* INFORMATION PROVIDED *
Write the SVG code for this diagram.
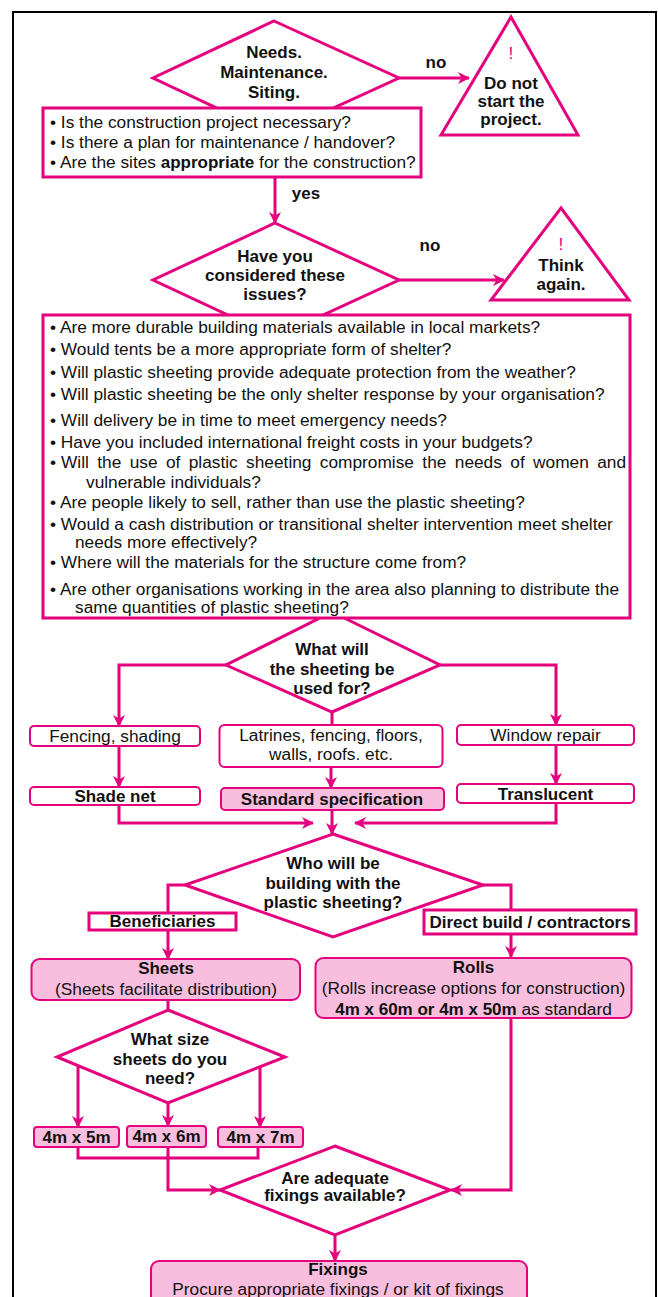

---

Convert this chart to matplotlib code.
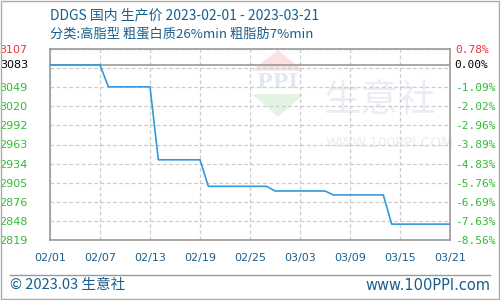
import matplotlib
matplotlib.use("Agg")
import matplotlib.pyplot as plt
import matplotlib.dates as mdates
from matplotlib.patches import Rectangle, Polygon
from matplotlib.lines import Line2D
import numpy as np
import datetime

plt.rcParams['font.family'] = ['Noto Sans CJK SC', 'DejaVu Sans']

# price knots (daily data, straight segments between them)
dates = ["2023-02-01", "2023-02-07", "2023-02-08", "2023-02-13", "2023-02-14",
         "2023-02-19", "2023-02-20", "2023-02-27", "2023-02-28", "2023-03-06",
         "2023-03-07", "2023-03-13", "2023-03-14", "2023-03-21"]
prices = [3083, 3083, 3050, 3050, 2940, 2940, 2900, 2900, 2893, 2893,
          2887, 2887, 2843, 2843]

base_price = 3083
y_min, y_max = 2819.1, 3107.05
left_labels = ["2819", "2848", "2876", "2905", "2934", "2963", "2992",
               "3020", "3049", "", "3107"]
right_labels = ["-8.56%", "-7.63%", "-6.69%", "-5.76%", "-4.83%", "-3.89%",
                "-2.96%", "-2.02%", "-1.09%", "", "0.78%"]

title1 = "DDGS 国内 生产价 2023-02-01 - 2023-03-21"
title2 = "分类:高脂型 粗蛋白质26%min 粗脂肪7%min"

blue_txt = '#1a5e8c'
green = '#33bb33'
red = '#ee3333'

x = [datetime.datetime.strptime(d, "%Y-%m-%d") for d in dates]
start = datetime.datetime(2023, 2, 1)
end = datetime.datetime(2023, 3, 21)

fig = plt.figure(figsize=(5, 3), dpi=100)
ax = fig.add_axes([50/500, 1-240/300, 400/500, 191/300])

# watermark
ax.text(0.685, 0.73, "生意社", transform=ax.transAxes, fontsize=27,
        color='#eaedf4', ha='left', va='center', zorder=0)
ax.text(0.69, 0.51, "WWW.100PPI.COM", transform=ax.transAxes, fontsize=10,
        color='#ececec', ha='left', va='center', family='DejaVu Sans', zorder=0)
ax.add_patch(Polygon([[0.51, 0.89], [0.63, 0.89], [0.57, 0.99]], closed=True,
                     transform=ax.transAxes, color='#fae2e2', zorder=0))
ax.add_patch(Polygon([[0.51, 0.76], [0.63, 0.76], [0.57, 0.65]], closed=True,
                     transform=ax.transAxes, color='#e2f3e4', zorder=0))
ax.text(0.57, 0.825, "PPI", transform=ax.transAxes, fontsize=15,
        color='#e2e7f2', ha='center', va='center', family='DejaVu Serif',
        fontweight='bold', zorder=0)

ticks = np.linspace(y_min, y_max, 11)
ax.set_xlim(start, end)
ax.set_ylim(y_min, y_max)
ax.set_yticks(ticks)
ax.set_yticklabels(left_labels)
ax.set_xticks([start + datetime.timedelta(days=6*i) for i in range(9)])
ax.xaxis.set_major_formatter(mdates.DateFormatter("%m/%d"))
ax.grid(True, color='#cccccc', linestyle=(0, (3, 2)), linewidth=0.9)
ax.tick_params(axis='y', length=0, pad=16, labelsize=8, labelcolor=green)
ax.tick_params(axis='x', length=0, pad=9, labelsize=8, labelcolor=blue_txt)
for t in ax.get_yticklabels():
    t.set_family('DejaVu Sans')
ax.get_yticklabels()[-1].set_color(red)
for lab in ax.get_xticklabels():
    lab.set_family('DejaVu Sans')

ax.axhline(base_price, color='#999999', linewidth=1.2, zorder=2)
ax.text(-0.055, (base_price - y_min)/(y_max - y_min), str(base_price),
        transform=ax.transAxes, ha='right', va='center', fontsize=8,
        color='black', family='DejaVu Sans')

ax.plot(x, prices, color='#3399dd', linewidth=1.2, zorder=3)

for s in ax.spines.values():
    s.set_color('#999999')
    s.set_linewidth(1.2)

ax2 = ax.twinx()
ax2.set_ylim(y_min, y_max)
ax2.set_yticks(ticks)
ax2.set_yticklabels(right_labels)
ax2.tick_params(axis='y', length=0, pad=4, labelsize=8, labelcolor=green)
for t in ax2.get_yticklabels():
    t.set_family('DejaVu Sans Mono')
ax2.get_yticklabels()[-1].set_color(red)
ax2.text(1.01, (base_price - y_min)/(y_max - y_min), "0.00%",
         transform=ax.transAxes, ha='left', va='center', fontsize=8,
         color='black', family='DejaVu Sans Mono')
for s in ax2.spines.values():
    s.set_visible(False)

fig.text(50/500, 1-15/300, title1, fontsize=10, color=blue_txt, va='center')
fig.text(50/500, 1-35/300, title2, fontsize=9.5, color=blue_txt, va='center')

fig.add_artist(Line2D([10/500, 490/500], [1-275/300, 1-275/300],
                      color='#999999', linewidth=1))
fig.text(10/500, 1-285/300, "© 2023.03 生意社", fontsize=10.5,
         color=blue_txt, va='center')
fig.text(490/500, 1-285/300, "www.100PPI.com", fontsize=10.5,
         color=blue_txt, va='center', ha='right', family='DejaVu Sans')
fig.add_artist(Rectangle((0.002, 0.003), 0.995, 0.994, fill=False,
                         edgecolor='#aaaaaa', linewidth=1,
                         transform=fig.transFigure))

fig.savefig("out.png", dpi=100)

---

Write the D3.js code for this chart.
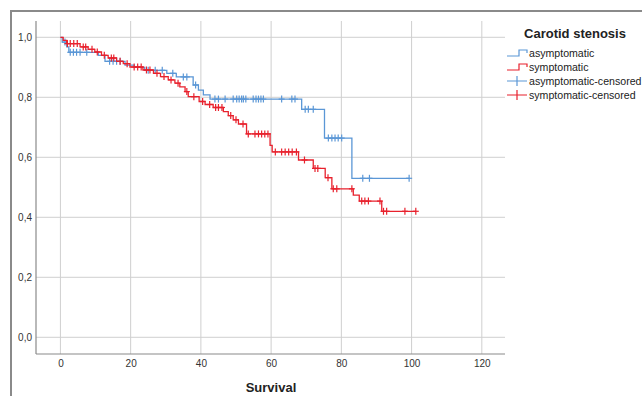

* WHAT IS EXPECTED *
Using the listing above, repeat word for word each line from the one with "Convert this chart to matplotlib code." down to the one with "ax = fig.add_axes([50/500, 1-240/300, 400/500, 191/300])", both included. Omit all pictures.

* THE RESPONSE *
Convert this chart to matplotlib code.
import matplotlib
matplotlib.use("Agg")
import matplotlib.pyplot as plt
import matplotlib.dates as mdates
from matplotlib.patches import Rectangle, Polygon
from matplotlib.lines import Line2D
import numpy as np
import datetime

plt.rcParams['font.family'] = ['Noto Sans CJK SC', 'DejaVu Sans']

# price knots (daily data, straight segments between them)
dates = ["2023-02-01", "2023-02-07", "2023-02-08", "2023-02-13", "2023-02-14",
         "2023-02-19", "2023-02-20", "2023-02-27", "2023-02-28", "2023-03-06",
         "2023-03-07", "2023-03-13", "2023-03-14", "2023-03-21"]
prices = [3083, 3083, 3050, 3050, 2940, 2940, 2900, 2900, 2893, 2893,
          2887, 2887, 2843, 2843]

base_price = 3083
y_min, y_max = 2819.1, 3107.05
left_labels = ["2819", "2848", "2876", "2905", "2934", "2963", "2992",
               "3020", "3049", "", "3107"]
right_labels = ["-8.56%", "-7.63%", "-6.69%", "-5.76%", "-4.83%", "-3.89%",
                "-2.96%", "-2.02%", "-1.09%", "", "0.78%"]

title1 = "DDGS 国内 生产价 2023-02-01 - 2023-03-21"
title2 = "分类:高脂型 粗蛋白质26%min 粗脂肪7%min"

blue_txt = '#1a5e8c'
green = '#33bb33'
red = '#ee3333'

x = [datetime.datetime.strptime(d, "%Y-%m-%d") for d in dates]
start = datetime.datetime(2023, 2, 1)
end = datetime.datetime(2023, 3, 21)

fig = plt.figure(figsize=(5, 3), dpi=100)
ax = fig.add_axes([50/500, 1-240/300, 400/500, 191/300])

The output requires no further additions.